I agree that the raw figures don’t tell you much.
What will you have in savings after moving? Most people run their savings right down in order to move, but if you’ve still got a buffer in the bank, you can weather a crisis if it occurs. So, if you can put aside/not spend on moving house a sum of 6 mo this living expenses, then S probably doable.
Also, what else do you spend on? After basic bills, how much do you still need per month? Will the higher mortgage allow that spending to happen …and that spending needs to include some pension payments and some saving, especially if your buffer is small. The basic figure increase if £400 is fine if it’s affordable. For some £100 more won’t be affordable and for others an extra £2k will be. It depends on your income and other expenditure.
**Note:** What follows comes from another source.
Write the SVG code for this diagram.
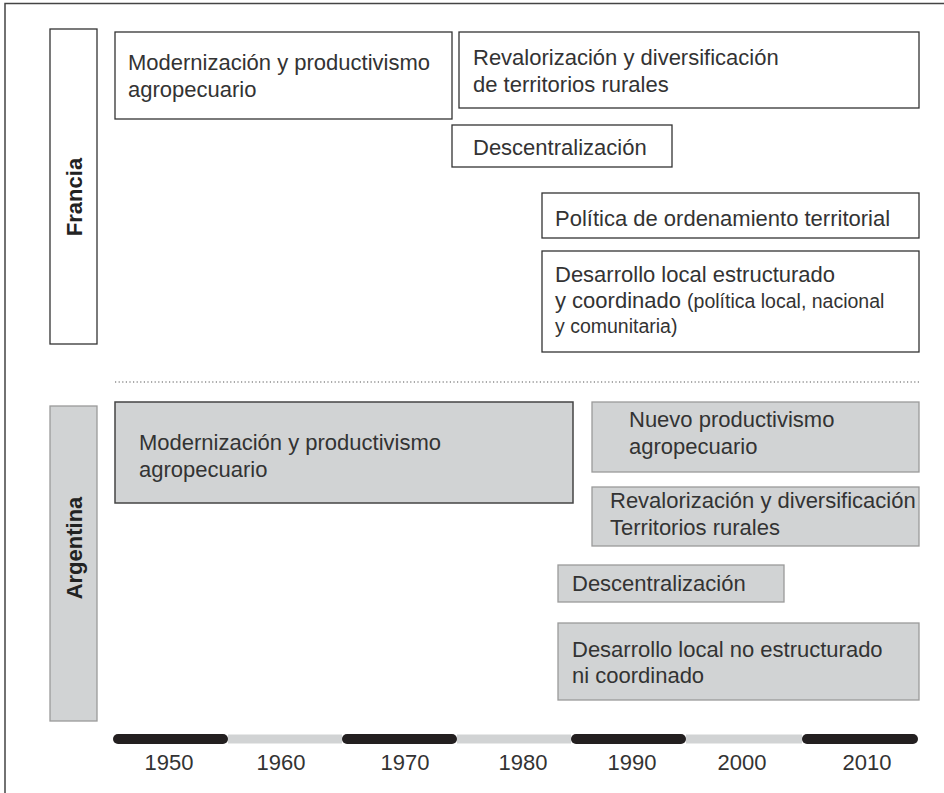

Mortgages are there at least for the medium term so you need to consider prospects too. If there’s a good chance of big pay rises, it makes taking a big jump in mortgage payments more sensible than if you’re never likely to see another pay rise again.
Within all this, factor in an increase in mortgage rates at some point.
For those who have got decent savings and at least some prospects and have the ability to control their spending and cut down a bit for a couple of years if needed, pushing themselves on mortgage borrowing is often a good thing and something they’re glad they did, especially if it means getting the forever house and avoiding having to move again in a few years, which is very expensive.
It’s not good to leave yourself unable to pay bills or unable to deal with a small crisis like a new boiler being needed….but beyond that, most professional people who have some some cope if boosting their incomes (promotion or one person returning to full time work from part time etc) can cope with a couple of years of relative hardship and it’s worth it, for the longer term benefits. Many people look back and laugh at the mortgage payment they thought was so much and so stretching, and within a few years say it’s very manageable. But lots have a couple or few years of limited holidays and new cars etc, and for most people that’s fine and liveable with.
If you’re still able to put some money into your pension and save a bit and have some kind of buffer, plus ideas for boosting income if not now but in the next five years, there’s little point holding off pushing yourself…because what will you do with that money not spent on the mortgage? You’ll either just boost savings more (there’s time for that later as long as you’ve got some now) or spend it on cars and holidays (and putting it into property is better…for your lifestyle and for future value)….so only don’t do it if you can’t afford it.